The Introduction to this new Shakespeare Oxford Fellowship edition of the known poems of Edward de Vere, 17th Earl of Oxford (1550-1604), explaining their text, format, annotations, and historical background, with key to abbreviations and works cited, is available here (see copyright notice therein, note 1). The other de Vere poems published in this edition (and a printable and citable pdf version of the entire article, including all 20 poems with annotations) may be accessed from the Introduction.

Poem No 7: “What Wonders Love Hath Wrought”

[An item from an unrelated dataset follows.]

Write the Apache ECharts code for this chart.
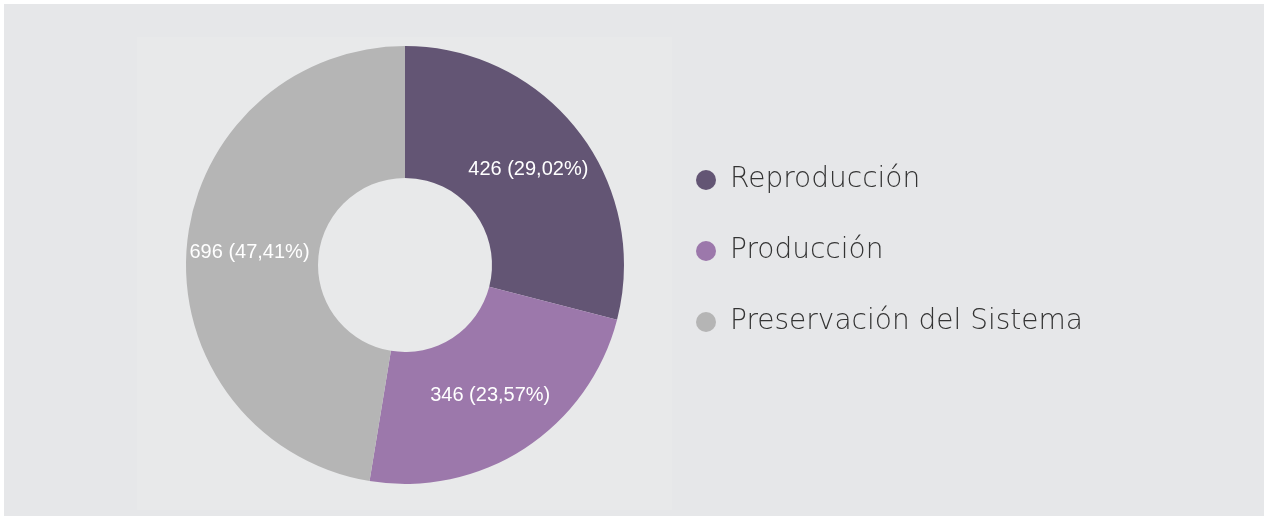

(May #7: 4 x 2 with terminal couplet)

1            My meaning is to work what wonders love hath wrought,

2            Wherewith I muse why men of wit have love so dearly bought;

3            For love is worse than hate, and eke more harm hath done:

4            Record I take of those that rede of Paris, Priam’s son.


5            It seemed the god of sleep had mazed so much his wits

6            When he refused wit for love, which cometh but by fits;

7            But why accuse I him, who earth hath covered long?

8            There be of his posterity alive, I do him wrong.


9            Whom I might well condemn to be a cruel judge

10          Unto myself, who hath the crime in others that I grudge.


(1) what wonders love hath wrought

Love wrought these miracles’ (Shrew, 5.1.124).

The locution hath wrought occurs at least six times in Shakespeare.

(4) Paris, Priam’s son

This is a very common mythological point of reference throughout the Shakespeare plays. E.g.:

‘As Priam was for all his valiant sons’ (3 Hen. VI, 2.5.120); ‘sons, Half of the number that King Priam had’ (Titus, 1.1.80); ‘Had doting Priam check’d his son’s desire’ (Lucrece, 1490); ‘all Priam’s sons’ (Troil., 2.2.126); ‘You valiant offspring of great Priamus’ (Troil., 2.2.207); ‘a son of Priam’ (Troil., 3.3.26); ‘One of Priam’s daughters’ (Troil., 3.3.194); ‘the youngest son of Priam’ (Troil., 4.5.96); ‘great Priam’s seed’ (Troil., 4.5.121); ‘A bastard son of Priam’s’ (Troil., 5.7.15).

(5) It seemed the god of sleep had mazed so much his wits

‘on your eyelids crown the god of sleep, Charming your blood with pleasing heaviness’ (1 Hen. IV, 3.1.214).

An interest in the curative powers of sleep (and here, the bewitching powers of this deity) is another motif in Shakespeare’s variegated study of psychology.

Neither Shakespeare nor Oxford uses the god’s proper name, Hypnos or Somnus.

(6) love, which cometh but by fits

‘a woman’s fitness comes by fits’ (Cym., 4.1.6).